I think it’s something to do with the fact that you can stroll off any beach, casually brush the sand from your happy feet and walk with ease into a gorgeous restaurant and dine on the very best cuisine in the world. I challenge you to find a better beach experience … anywhere!
About Mairead Moriarty
Born and raised in Co Kerry, lived in London, New York, San Francisco, Dublin. Owner of one very battered suitcase, a well-worn passport and a million memories.
It seems very fitting for a travel writer that my surname translates as ‘Skilled Navigator’. Apart from an occasion when, aged 3, I got lost in a Supermarket in Tralee, I have managed to live up to my name!

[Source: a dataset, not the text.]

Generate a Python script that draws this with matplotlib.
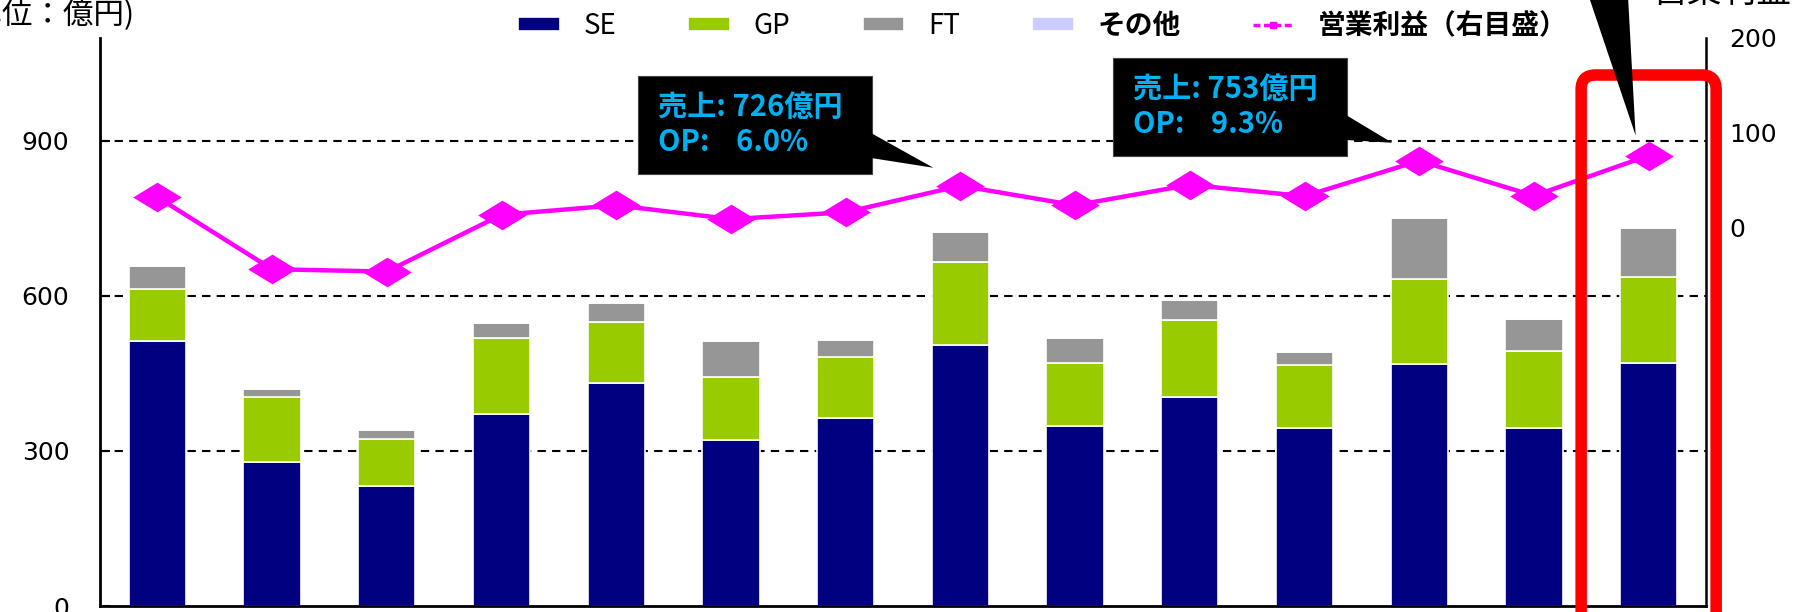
import matplotlib

matplotlib.use("Agg")
import matplotlib.pyplot as plt
import numpy as np
from matplotlib.lines import Line2D
from matplotlib.patches import FancyBboxPatch, Polygon, Rectangle
from matplotlib.path import Path

plt.rcParams["font.family"] = ["Noto Sans CJK JP", "DejaVu Sans"]

# 四半期ごとのセグメント別売上 (億円) と営業利益 (億円, 右目盛)
se = [513, 278, 233, 371, 431, 321, 363, 506, 348, 404, 345, 469, 345, 471]
gp = [100, 126, 91, 148, 118, 123, 118, 160, 123, 150, 121, 163, 148, 166]
ft = [45, 16, 16, 28, 37, 68, 33, 58, 47, 39, 25, 119, 62, 94]
other = [2, 2, 2, 2, 2, 2, 2, 2, 2, 2, 2, 2, 2, 2]
op_profit = [31.6, -44.5, -47.0, 13.0, 23.0, 8.4, 15.6, 43.6, 23.0, 44.6, 32.6, 70.0, 33.0, 75.5]

segments = ["SE", "GP", "FT", "その他"]
seg_colors = ["#000080", "#99CC00", "#969696", "#CCCCFF"]
line_label = "営業利益（右目盛）"
callout_idx = [7, 11]

W, H = 1798, 612
fig = plt.figure(figsize=(W / 100, H / 100), dpi=100)
ax = fig.add_axes([100 / W, 6 / H, 1606 / W, 568.4 / H])


def fig_xy(px, py):
    """pixel position measured from the top-left corner -> figure fraction"""
    return px / W, 1 - py / H


x = np.arange(len(se))
bottom = np.zeros(len(se))
for vals, name, color in zip([se, gp, ft, other], segments, seg_colors):
    ax.bar(x, vals, 0.5, bottom=bottom, color=color, edgecolor="white",
           linewidth=1.2, label=name, zorder=2)
    bottom += np.array(vals)
totals = bottom

for level in (300, 600, 900):
    ax.axhline(level, color="black", lw=1.5, ls=(0, (4, 3)), zorder=1)

ax.set_xlim(-0.5, 13.5)
ax.set_ylim(0, 1100)
ax.set_xticks([])
ax.set_yticks([0, 300, 600, 900])
ax.tick_params(axis="y", direction="in", length=7, width=1.5, pad=22, labelsize=18)
for lab in ax.get_yticklabels():
    lab.set_family("DejaVu Sans")
ax.spines["top"].set_visible(False)
ax.spines["right"].set_visible(False)
ax.spines["left"].set_linewidth(2)
ax.spines["bottom"].set_linewidth(2)

ax2 = ax.twinx()
diamond = Path([(0, 0.61), (1, 0), (0, -0.61), (-1, 0), (0, 0.61)],
               [Path.MOVETO, Path.LINETO, Path.LINETO, Path.LINETO, Path.CLOSEPOLY])
ax2.plot(x, op_profit, color="#FF00FF", lw=3.2, marker=diamond, markersize=35,
         markeredgewidth=0, zorder=5)
ax2.set_ylim(-400, 200)
ax2.set_yticks([0, 100, 200])
ax2.tick_params(axis="y", length=0, pad=17, labelsize=18)
for lab in ax2.get_yticklabels():
    lab.set_family("DejaVu Sans")
for side in ("top", "left", "bottom"):
    ax2.spines[side].set_visible(False)
ax2.spines["right"].set_linewidth(1.8)

# 凡例
handles, labels = ax.get_legend_handles_labels()
handles.append(Line2D([], [], color="#FF00FF", lw=2.5, ls=(0, (2, 1)),
                      marker="s", markersize=4))
labels.append(line_label)
leg = fig.legend(handles, labels, loc="center left",
                 bbox_to_anchor=fig_xy(518, 26), ncol=5, frameon=False,
                 fontsize=20, handlelength=1.5, handleheight=0.42,
                 handletextpad=0.85, columnspacing=2.6, borderaxespad=0,
                 borderpad=0)
for txt in leg.get_texts()[3:]:
    txt.set_fontweight("bold")

fig.text(*fig_xy(135, 15), "(単位：億円)", ha="right", va="center", fontsize=22)
fig.text(*fig_xy(1653, 2), "営業利益", ha="left", va="baseline", fontsize=25)

# 吹き出し (売上・営業利益率)
to_frac = fig.transFigure.inverted()
boxes = [(638, 76), (1113, 58)]
for idx, (bx, by) in zip(callout_idx, boxes):
    bw, bh = 234, 98
    mx, my = ax2.transData.transform((idx, op_profit[idx]))
    tip = to_frac.transform((mx - 27, my + 18))
    fig.add_artist(Rectangle(fig_xy(bx, by + bh), bw / W, bh / H,
                             transform=fig.transFigure, facecolor="black",
                             edgecolor="#444444", lw=0.8, zorder=8))
    fig.add_artist(Polygon([fig_xy(bx + bw - 1, by + 57), fig_xy(bx + bw - 1, by + 82), tip],
                           closed=True, transform=fig.transFigure,
                           facecolor="black", edgecolor="none", zorder=8))
    pct = op_profit[idx] / totals[idx] * 100
    fig.text(*fig_xy(bx + 20, by + 31), f"売上: {totals[idx]:.0f}億円",
             color="#00B0F0", fontsize=21, fontweight="bold", va="center", zorder=9)
    fig.text(*fig_xy(bx + 20, by + 66), f"OP:    {pct:.1f}%",
             color="#00B0F0", fontsize=21, fontweight="bold", va="center", zorder=9)

# 直近四半期の強調枠と引き出し
lx, _ = ax.transData.transform((x[-1], 0))
frame_w = 135
fl, fb = to_frac.transform((lx - frame_w / 2, -30))
fig.add_artist(FancyBboxPatch((fl, fb), frame_w / W, (H - 75 + 30) / H,
                              boxstyle="round,pad=0,rounding_size=0.008",
                              transform=fig.transFigure, facecolor="none",
                              edgecolor="#FF0000", lw=8.3, zorder=10,
                              mutation_aspect=W / H))
mx, my = ax2.transData.transform((x[-1], op_profit[-1]))
tip = to_frac.transform((mx - 13, my + 20))
fig.add_artist(Polygon([fig_xy(lx - 62, -10), fig_xy(lx - 21, -10), tip], closed=True,
                       transform=fig.transFigure, facecolor="black",
                       edgecolor="none", zorder=11))

fig.savefig("out.png", dpi=100, facecolor="white")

Curiosity is probably the driver that has sent me on magical mystery tours around the world. I want to ‘feel’ a place. I want all my senses to be engaged: from the history and geography that has influenced a country or city, the arts and achievements of its natives, anything and everything really.
Regardless of whether I am on a local train travelling through Morocco, or poking around in Marconi’s study in Bologna or on a canal boat weaving through the heart of the English countryside, the same rules apply - ask questions, talk to locals, eat what they eat, sit quietly with nature and simply be.
Assimilate as much as is possible so as to understand the soul of a place. That is my passion. That is the compass by which I navigate.